▸ Part of a data file

☆ ☆ ☆ ☆

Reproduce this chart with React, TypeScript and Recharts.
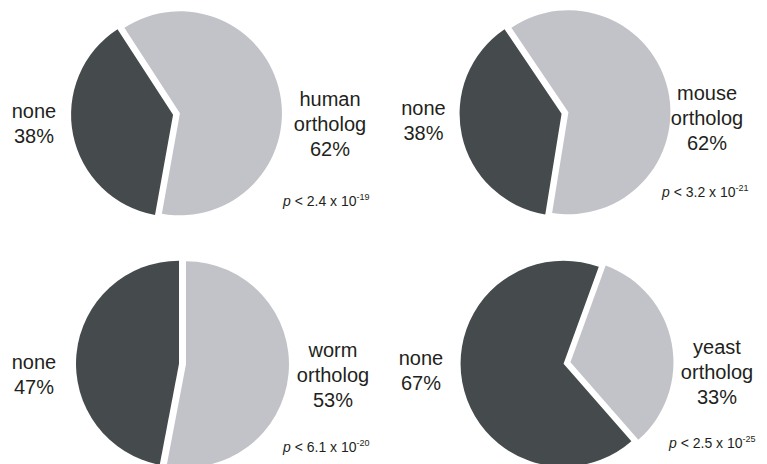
import React from 'react';
import { PieChart, Pie, Cell } from 'recharts';

// Share of genes with / without an ortholog in each organism
const organisms = ['human', 'mouse', 'worm', 'yeast'];
const orthologPct = [62, 62, 53, 33];
const nonePct = [38, 38, 47, 67];
const pMantissa = ['2.4', '3.2', '6.1', '2.5'];
const pExponent = ['-19', '-21', '-20', '-25'];

const sliceNames = ['none', 'ortholog'];
const sliceColors = ['#454b4d', '#c1c3c8'];

const W = 767;
const H = 464;
const EXPLODE = 3.5;
const FONT = '"Liberation Sans", Arial, Helvetica, sans-serif';
const TEXT = '#231f20';

// Layout of each panel: pie centre, radius, first-slice angle and label anchors
const layout = [
  { cx: 176.5, cy: 114, r: 102, start: 123, none: [34, 118], ortho: [330, 106], p: [283, 206] },
  { cx: 565, cy: 113, r: 102, start: 124, none: [423.5, 115], ortho: [707, 100], p: [662, 197] },
  { cx: 182.5, cy: 364, r: 103, start: 90, none: [34, 369], ortho: [333, 357], p: [283, 452] },
  { cx: 567, cy: 363, r: 103, start: 70, none: [421, 365], ortho: [717, 354], p: [669, 448] },
];

const panelData = organisms.map((org, i) => [
  { name: sliceNames[0], value: nonePct[i] },
  { name: sliceNames[1], value: orthologPct[i] },
]);

// Each slice is drawn by its own Pie whose centre is pushed out along the slice's mid-angle
function explodedPies(idx: number) {
  const data = panelData[idx];
  const { cx, cy, r, start } = layout[idx];
  const total = data.reduce((s, d) => s + d.value, 0);
  let cum = 0;
  return data.map((slice, si) => {
    const mid = start + (360 * (cum + slice.value / 2)) / total;
    cum += slice.value;
    const rad = (mid * Math.PI) / 180;
    const ox = EXPLODE * Math.cos(rad);
    const oy = -EXPLODE * Math.sin(rad);
    return (
      <Pie
        key={`pie-${idx}-${si}`}
        data={data}
        dataKey="value"
        nameKey="name"
        cx={cx + ox}
        cy={cy + oy}
        innerRadius={0}
        outerRadius={r}
        startAngle={start}
        endAngle={start + 360}
        stroke="none"
        label={false}
        labelLine={false}
        legendType="none"
        isAnimationActive={false}
      >
        {data.map((d, ci) => (
          <Cell key={`c-${ci}`} fill={ci === si ? sliceColors[ci] : 'none'} stroke="none" />
        ))}
      </Pie>
    );
  });
}

function Labels() {
  return (
    <svg
      width={W}
      height={H}
      style={{ position: 'absolute', left: 0, top: 0, pointerEvents: 'none' }}
    >
      {organisms.map((org, i) => {
        const L = layout[i];
        return (
          <g key={org} fontFamily={FONT} fill={TEXT}>
            <text x={L.none[0]} y={L.none[1]} fontSize={20} textAnchor="middle">none</text>
            <text x={L.none[0]} y={L.none[1] + 25} fontSize={20} textAnchor="middle">{`${nonePct[i]}%`}</text>
            <text x={L.ortho[0]} y={L.ortho[1]} fontSize={20} textAnchor="middle">{org}</text>
            <text x={L.ortho[0]} y={L.ortho[1] + 25} fontSize={20} textAnchor="middle">ortholog</text>
            <text x={L.ortho[0]} y={L.ortho[1] + 50} fontSize={20} textAnchor="middle">{`${orthologPct[i]}%`}</text>
            <text x={L.p[0]} y={L.p[1]} fontSize={14}>
              <tspan fontStyle="italic">p</tspan>
              <tspan>{` < ${pMantissa[i]} x 10`}</tspan>
              <tspan fontSize={9} dy={-6.5}>{pExponent[i]}</tspan>
            </text>
          </g>
        );
      })}
    </svg>
  );
}

export default function App() {
  return (
    <div style={{ position: 'absolute', left: 0, top: 0, width: W, height: H, background: '#fff', overflow: 'hidden' }}>
      <PieChart width={W} height={H} margin={{ top: 0, right: 0, bottom: 0, left: 0 }}>
        {organisms.map((_, i) => explodedPies(i))}
      </PieChart>
      <Labels />
    </div>
  );
}
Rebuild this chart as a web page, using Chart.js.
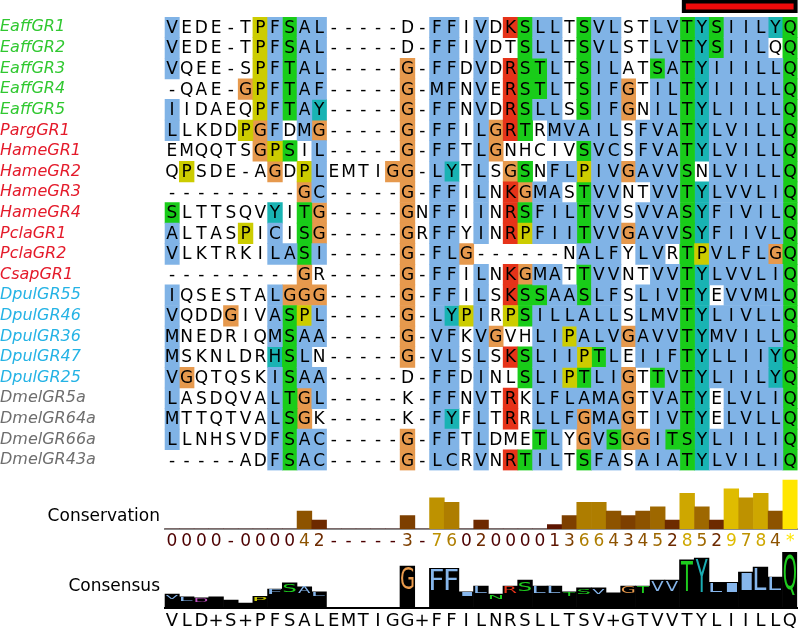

☆ ☆ ☆ ☆

Begin at the first line of the material and copy each line exactly through the one containing "const TEXT = '#231f20';". Omit pictures.

▸ Solution for this exercise
Reproduce this chart with React, TypeScript and Recharts.
import React from 'react';
import { PieChart, Pie, Cell } from 'recharts';

// Share of genes with / without an ortholog in each organism
const organisms = ['human', 'mouse', 'worm', 'yeast'];
const orthologPct = [62, 62, 53, 33];
const nonePct = [38, 38, 47, 67];
const pMantissa = ['2.4', '3.2', '6.1', '2.5'];
const pExponent = ['-19', '-21', '-20', '-25'];

const sliceNames = ['none', 'ortholog'];
const sliceColors = ['#454b4d', '#c1c3c8'];

const W = 767;
const H = 464;
const EXPLODE = 3.5;
const FONT = '"Liberation Sans", Arial, Helvetica, sans-serif';
const TEXT = '#231f20';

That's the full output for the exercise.